[EXERCISE TASK]: Leave out all pictures. Return exactly the lines from the top of the material through the line containing "const height = 387;".

[RAW DATA]:
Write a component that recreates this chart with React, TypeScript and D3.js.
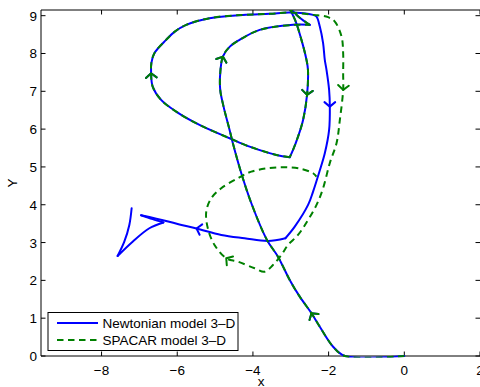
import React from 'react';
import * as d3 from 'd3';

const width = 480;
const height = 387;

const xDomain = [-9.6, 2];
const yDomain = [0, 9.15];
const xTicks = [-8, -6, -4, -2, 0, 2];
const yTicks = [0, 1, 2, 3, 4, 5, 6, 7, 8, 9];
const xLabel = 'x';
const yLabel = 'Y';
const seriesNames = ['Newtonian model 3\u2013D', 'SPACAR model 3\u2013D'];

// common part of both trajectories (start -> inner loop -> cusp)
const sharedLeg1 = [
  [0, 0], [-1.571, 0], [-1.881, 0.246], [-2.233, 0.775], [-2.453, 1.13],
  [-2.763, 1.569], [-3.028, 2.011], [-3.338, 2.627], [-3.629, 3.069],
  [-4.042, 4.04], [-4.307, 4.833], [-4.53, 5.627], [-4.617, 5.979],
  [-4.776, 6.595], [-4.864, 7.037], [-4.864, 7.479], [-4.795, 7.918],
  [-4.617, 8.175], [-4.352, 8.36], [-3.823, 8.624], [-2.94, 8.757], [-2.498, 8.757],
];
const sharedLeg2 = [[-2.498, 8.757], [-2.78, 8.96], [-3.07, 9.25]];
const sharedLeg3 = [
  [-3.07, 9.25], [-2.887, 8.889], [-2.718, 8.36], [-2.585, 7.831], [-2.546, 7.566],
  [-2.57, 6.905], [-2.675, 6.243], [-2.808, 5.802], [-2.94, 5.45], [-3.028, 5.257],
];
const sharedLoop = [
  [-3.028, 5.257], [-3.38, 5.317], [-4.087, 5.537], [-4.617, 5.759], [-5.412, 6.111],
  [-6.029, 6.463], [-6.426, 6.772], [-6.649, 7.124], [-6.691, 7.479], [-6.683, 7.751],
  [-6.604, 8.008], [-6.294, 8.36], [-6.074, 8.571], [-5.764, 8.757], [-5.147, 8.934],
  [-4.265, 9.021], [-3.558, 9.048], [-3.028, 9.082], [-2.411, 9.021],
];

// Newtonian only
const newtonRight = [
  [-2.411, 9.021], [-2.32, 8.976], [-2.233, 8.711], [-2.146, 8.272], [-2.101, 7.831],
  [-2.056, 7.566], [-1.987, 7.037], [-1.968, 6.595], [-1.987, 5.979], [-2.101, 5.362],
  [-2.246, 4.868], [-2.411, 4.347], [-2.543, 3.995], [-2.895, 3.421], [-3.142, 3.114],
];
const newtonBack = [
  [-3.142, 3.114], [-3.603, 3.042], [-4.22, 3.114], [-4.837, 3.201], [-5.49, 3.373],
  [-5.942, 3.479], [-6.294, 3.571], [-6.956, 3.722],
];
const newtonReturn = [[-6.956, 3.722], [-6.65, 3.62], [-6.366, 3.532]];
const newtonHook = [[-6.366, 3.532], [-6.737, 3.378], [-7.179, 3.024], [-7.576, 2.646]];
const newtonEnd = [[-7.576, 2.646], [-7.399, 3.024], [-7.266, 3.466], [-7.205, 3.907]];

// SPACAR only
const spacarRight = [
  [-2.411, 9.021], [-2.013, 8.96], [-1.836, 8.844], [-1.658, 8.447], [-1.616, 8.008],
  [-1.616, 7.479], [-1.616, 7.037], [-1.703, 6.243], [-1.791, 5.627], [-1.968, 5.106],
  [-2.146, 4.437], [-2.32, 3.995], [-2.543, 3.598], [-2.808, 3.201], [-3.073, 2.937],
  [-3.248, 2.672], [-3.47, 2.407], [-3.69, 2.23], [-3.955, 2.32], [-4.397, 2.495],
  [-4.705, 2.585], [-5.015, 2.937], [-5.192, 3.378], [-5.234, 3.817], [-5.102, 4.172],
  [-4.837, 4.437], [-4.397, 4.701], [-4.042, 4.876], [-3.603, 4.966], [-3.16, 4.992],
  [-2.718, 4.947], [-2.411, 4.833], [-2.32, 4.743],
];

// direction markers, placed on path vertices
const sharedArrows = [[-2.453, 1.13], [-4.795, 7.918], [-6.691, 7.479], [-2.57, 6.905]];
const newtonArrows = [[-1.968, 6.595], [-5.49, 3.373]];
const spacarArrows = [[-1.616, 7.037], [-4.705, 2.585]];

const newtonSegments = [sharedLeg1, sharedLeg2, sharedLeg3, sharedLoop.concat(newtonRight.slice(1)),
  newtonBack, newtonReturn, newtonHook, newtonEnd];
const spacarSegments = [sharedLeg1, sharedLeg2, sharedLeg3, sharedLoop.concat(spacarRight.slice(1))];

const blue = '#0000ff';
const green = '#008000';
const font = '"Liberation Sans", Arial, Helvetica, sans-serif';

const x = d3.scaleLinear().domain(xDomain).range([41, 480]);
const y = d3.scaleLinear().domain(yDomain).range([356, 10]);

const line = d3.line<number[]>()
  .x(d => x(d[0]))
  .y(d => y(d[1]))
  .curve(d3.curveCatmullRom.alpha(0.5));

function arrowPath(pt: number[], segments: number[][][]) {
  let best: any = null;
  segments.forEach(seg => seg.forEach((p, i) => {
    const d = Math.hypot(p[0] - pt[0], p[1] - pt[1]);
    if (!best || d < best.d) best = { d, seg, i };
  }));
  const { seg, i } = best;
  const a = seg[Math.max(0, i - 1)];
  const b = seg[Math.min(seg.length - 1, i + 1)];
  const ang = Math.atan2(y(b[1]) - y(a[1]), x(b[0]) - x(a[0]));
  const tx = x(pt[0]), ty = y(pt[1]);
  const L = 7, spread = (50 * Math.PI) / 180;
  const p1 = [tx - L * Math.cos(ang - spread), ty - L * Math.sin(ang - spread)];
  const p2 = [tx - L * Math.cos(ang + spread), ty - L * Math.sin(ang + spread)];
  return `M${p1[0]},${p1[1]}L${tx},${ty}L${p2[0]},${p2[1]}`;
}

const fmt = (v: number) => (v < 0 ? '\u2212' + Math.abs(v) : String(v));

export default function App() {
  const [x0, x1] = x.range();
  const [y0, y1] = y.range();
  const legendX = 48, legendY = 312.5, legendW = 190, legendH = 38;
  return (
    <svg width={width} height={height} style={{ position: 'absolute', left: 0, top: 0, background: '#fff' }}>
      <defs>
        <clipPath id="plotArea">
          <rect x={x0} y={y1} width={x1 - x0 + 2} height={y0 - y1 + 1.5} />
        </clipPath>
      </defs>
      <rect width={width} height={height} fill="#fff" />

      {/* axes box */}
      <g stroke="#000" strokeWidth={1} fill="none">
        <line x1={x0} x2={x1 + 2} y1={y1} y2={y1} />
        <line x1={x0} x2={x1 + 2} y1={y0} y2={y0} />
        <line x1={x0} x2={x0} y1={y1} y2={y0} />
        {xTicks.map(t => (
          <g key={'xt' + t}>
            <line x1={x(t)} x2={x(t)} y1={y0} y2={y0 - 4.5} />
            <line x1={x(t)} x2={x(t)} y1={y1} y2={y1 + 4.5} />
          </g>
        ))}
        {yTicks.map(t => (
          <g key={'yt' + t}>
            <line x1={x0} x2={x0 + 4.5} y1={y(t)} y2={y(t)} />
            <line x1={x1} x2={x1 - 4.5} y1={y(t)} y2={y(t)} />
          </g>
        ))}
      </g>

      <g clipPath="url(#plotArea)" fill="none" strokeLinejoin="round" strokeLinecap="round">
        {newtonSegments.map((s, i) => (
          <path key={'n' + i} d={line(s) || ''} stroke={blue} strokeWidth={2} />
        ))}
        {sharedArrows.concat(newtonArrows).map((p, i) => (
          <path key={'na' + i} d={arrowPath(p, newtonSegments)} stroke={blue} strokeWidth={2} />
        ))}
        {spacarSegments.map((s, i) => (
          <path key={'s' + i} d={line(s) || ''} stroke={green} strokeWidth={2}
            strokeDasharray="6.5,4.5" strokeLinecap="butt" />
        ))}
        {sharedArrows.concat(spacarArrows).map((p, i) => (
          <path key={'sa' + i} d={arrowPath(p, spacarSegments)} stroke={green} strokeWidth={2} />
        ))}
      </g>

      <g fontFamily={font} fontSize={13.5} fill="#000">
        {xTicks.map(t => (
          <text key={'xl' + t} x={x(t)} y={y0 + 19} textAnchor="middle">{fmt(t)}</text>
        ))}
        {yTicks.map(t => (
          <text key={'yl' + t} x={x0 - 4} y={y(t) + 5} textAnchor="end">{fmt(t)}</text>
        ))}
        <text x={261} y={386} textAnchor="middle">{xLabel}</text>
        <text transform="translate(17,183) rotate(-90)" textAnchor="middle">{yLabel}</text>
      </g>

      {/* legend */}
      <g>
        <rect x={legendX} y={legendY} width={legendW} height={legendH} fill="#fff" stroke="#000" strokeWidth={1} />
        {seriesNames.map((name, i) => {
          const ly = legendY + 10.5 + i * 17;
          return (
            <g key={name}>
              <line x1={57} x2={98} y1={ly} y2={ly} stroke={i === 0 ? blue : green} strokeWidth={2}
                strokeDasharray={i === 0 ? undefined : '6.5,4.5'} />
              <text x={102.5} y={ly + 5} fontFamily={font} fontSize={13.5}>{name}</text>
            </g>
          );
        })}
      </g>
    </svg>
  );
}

[ANSWER TO THE PROBLEM]:
Write a component that recreates this chart with React, TypeScript and D3.js.
import React from 'react';
import * as d3 from 'd3';

const width = 480;
const height = 387;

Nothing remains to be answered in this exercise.